Care to chat with us about the process of publishing Dianne’s book? From beginning to end, what proved to be the most challenging and most fulfilling?

What were we thinking of, taking on a foreign setting with foreign customs and language for our first outside contract? Seriously! And a series, at that!

Editing can be a challenge because I’m used to working closely with authors as they improve their manuscripts. With Dianne no longer here, I have to make decisions I think she would be proud of, or at least accepting of, while polishing as well as I know how and honoring her memory.

The most fulfilling moment was when we worked with our Head of Marketing, Nicole Miller of Miller Media Solutions, to design the draft of all the covers before Dianne died. Since we often use live models on our covers, Dianne helped chose the models. She was able to see the series of cover mockups shortly before her death and was overjoyed to see her characters come to life.

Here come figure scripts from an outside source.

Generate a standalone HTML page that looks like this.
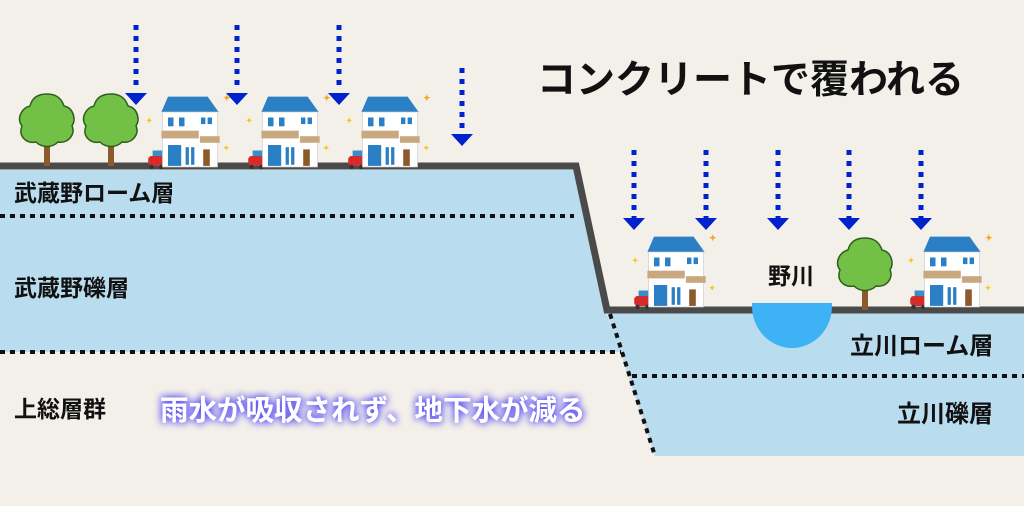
<!DOCTYPE html>
<html><head><meta charset="utf-8"><style>
body{margin:0;background:#f3f0ea;}
svg{display:block}
text{font-family:"Liberation Sans","Noto Sans CJK JP",sans-serif;font-weight:bold}
</style></head><body>
<svg width="1024" height="506" viewBox="0 0 1024 506" xmlns="http://www.w3.org/2000/svg">
<defs>
<filter id="glow" x="-20%" y="-60%" width="140%" height="220%"><feGaussianBlur in="SourceAlpha" stdDeviation="4" result="b"/><feFlood flood-color="#5a4cf5"/><feComposite in2="b" operator="in" result="c"/><feMerge><feMergeNode in="c"/><feMergeNode in="c"/><feMergeNode in="SourceGraphic"/></feMerge></filter>
<g id="house">
<rect x="6" y="55" width="16" height="14" fill="#3a8ec8"/>
<rect x="2" y="60" width="14" height="9" rx="3" fill="#d62b2b"/>
<circle cx="5" cy="70" r="2" fill="#333"/><circle cx="14" cy="70" r="2" fill="#333"/>
<polygon points="14,20 20,6 56,6 66,20" fill="#2b7fc4"/>
<rect x="15" y="20" width="50" height="50" fill="#fff" stroke="#ccc" stroke-width="0.6"/>
<rect x="20" y="25" width="5" height="8" fill="#2b7fc4"/><rect x="30" y="25" width="5" height="8" fill="#2b7fc4"/><rect x="50" y="25" width="4" height="6" fill="#2b7fc4"/><rect x="56" y="25" width="4" height="6" fill="#2b7fc4"/>
<rect x="14" y="37" width="34" height="7" fill="#c9a880"/><rect x="49" y="42" width="18" height="6" fill="#c9a880"/>
<rect x="20" y="50" width="12" height="19" fill="#2b7fc4"/><rect x="36" y="52" width="3" height="16" fill="#2b7fc4"/><rect x="41" y="52" width="3" height="16" fill="#2b7fc4"/>
<rect x="52" y="54" width="6" height="15" fill="#8b5a2b"/>
<text x="70" y="10" font-size="8" fill="#f5a623">✦</text><text x="0" y="30" font-size="7" fill="#f5c518">✦</text><text x="70" y="55" font-size="7" fill="#f5c518">✦</text>
</g>
<g id="tree">
<rect x="26" y="40" width="6" height="34" fill="#8b5a2b"/>
<path d="M29 55 L18 44 M29 52 L40 42" stroke="#8b5a2b" stroke-width="3"/>
<path d="M29 2 C40 2 44 8 46 14 C56 16 58 28 54 34 C58 42 50 52 40 50 C34 56 24 56 18 50 C8 52 0 44 4 34 C-2 26 4 16 12 14 C14 6 20 2 29 2Z" fill="#72c045" stroke="#2e5e1e" stroke-width="1.5"/>
</g>
<g id="arrowhead"><polygon points="-11,0 11,0 0,12" fill="#0022cc"/></g>
</defs>

<polygon points="0,170 577,170 606,312 621,352 0,352" fill="#b9dcee"/>
<polygon points="607,312 1024,312 1024,456 655,456" fill="#b9dcee"/>
<polyline points="0,166 576,166 607,310 1024,310" fill="none" stroke="#4a4a4a" stroke-width="7"/>
<path d="M752 306 A40 42 0 0 0 832 306 Z" fill="#3db3f5"/>
<rect x="752" y="303" width="80" height="4" fill="#3db3f5"/>
<g stroke="#111" stroke-width="4" stroke-dasharray="5,5" fill="none">
<line x1="0" y1="216" x2="574" y2="216"/>
<line x1="0" y1="352" x2="621" y2="352"/>
<line x1="610" y1="314" x2="655" y2="456"/>
<line x1="632" y1="376" x2="1024" y2="376"/>
</g>
<g stroke="#0022cc" stroke-width="5" stroke-dasharray="5,6">
<line x1="136" y1="25" x2="136" y2="90"/>
<line x1="237" y1="25" x2="237" y2="90"/>
<line x1="339" y1="25" x2="339" y2="90"/>
<line x1="462" y1="68" x2="462" y2="135"/>
<line x1="634" y1="150" x2="634" y2="218"/>
<line x1="706" y1="150" x2="706" y2="218"/>
<line x1="778" y1="150" x2="778" y2="218"/>
<line x1="849" y1="150" x2="849" y2="218"/>
<line x1="921" y1="150" x2="921" y2="218"/>
</g>
<use href="#arrowhead" x="136" y="93"/><use href="#arrowhead" x="237" y="93"/><use href="#arrowhead" x="339" y="93"/><use href="#arrowhead" x="462" y="134"/>
<use href="#arrowhead" x="634" y="218"/><use href="#arrowhead" x="706" y="218"/><use href="#arrowhead" x="778" y="218"/><use href="#arrowhead" x="849" y="218"/><use href="#arrowhead" x="921" y="218"/>
<use href="#tree" x="18" y="92"/><use href="#tree" x="82" y="92"/>
<g transform="translate(146,90) scale(1.1)"><use href="#house"/></g>
<g transform="translate(246,90) scale(1.1)"><use href="#house"/></g>
<g transform="translate(346,90) scale(1.1)"><use href="#house"/></g>
<g transform="translate(632,230) scale(1.1)"><use href="#house"/></g>
<g transform="translate(908,230) scale(1.1)"><use href="#house"/></g>
<use href="#tree" x="836" y="236"/>
<text x="537" y="93" font-size="39" fill="#111">コンクリートで覆われる</text>
<text x="14" y="201" font-size="23" fill="#111">武蔵野ローム層</text>
<text x="14" y="296" font-size="23" fill="#111">武蔵野礫層</text>
<text x="14" y="417" font-size="23" fill="#111">上総層群</text>
<text x="160" y="420" font-size="28.5" fill="#fff" filter="url(#glow)">雨水が吸収されず、地下水が減る</text>
<text x="768" y="284" font-size="23" fill="#111">野川</text>
<text x="850" y="354" font-size="24" fill="#111">立川ローム層</text>
<text x="897" y="422" font-size="24" fill="#111">立川礫層</text>
</svg>
</body></html>
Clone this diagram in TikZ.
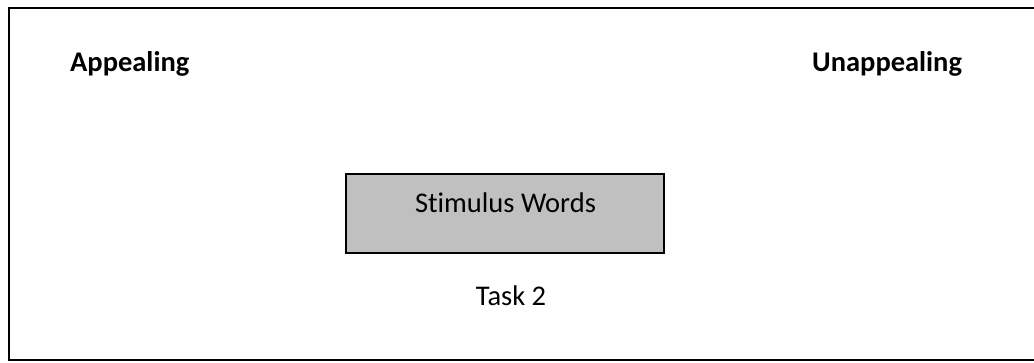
\documentclass[tikz,border=0pt]{standalone}
\usepackage{fontspec}
\setmainfont[Ligatures=NoCommon]{Carlito}
\definecolor{boxgray}{HTML}{C0C0C0}
\begin{document}
\begin{tikzpicture}[x=1pt,y=-1pt,
  lbl/.style={inner sep=0pt,font=\fontsize{28.5}{34}\selectfont},
  hdr/.style={lbl,font=\fontsize{28.5}{34}\selectfont\bfseries},
  stim/.style={draw=black,line width=1.5pt,fill=boxgray}]
\useasboundingbox (0,0) rectangle (1034,362);
\draw[line width=2pt] (1036,8) -- (9,8) -- (9,360) -- (1036,360);
\node[hdr,anchor=base west] (app) at (70,71) {Appealing};
\node[hdr,anchor=base west] (unapp) at (812,71) {Unappealing};
\draw[stim] (346,174) rectangle (664,253);
\node[lbl,anchor=base] (stimtext) at (505.5,212) {Stimulus Words};
\node[lbl,anchor=base] (task) at (511,305) {Task 2};
\end{tikzpicture}
\end{document}
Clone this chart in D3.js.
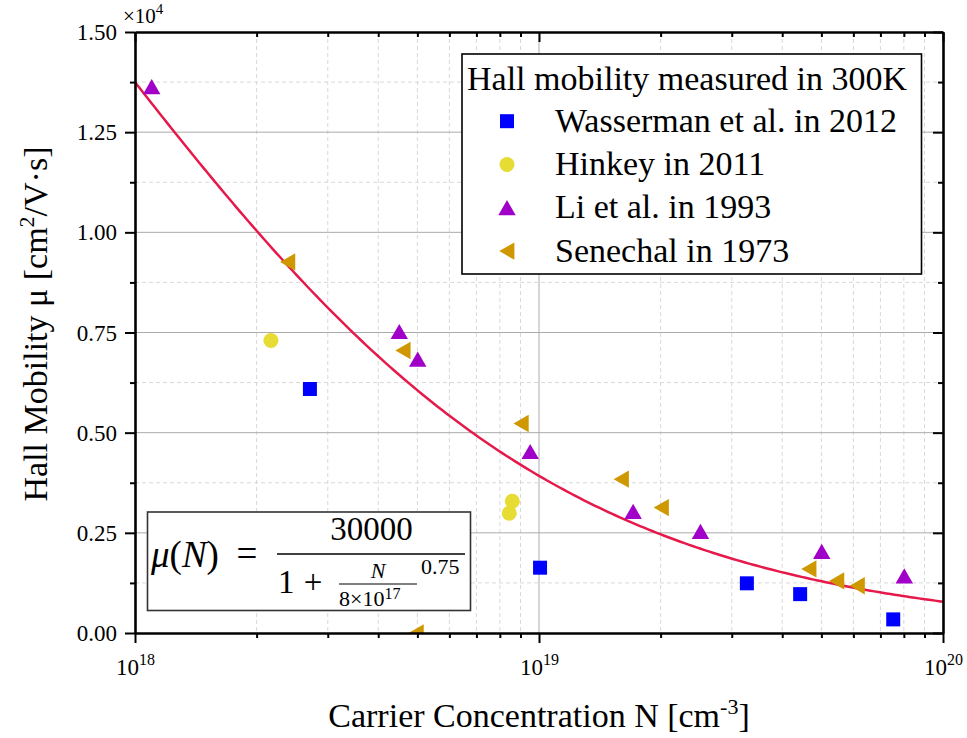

Though you didn’t ask, I will add that the most touching moment was when I opened a document of a book in the series to begin the second round of edits and found a sweet note from her that I’d never read. When I spend time with Rob and Maggie, I feel that Dianne is right beside me.

Thank you so much for joining us today! Is there anything else you would care to share with our readers today?

Dream big. Never give up out of discouragement. Give up or “give over” only if God tells you to. His imagination far outshines ours and He has amazing plans for each and every one of us!


Pepper said...

SO glad to have you on The Alley today! Welcome! What a great pic of you and your mom!!

I love how you said, "His imagination far outshines ours" - such encouragement to those of us who've been searching for the 'write' house for a long time :-)
And what a touching story about Diane Price. Beautiful.

Are you enjoying this publishing journey?

Pepper said...

And what's it like to work with your mom in publishing? :-) I'm really close to my mom, so I love to hear mother-daughter stories

Fr. David Bryant said...

What an inspiring post! Thank you so much for sharing your stories with us!

Wishing you all the best in both your writing and publishing journey!


Susan Anne Mason said...

OOPS!! Work account! It's really me!
Sue :)

Michelle said...

Thanks for the words of encouragement!

Casey said...

LOL, Sue, you had me going there for a minute on the new readers we are bringing onto the Alley! ;-)) Thanks for stopping by today!

Casey said...

Christina, thank you so much for being here on the Alley with us today! I'm eager to see what comes of your partnership with Nicole Miller and your new publishing house!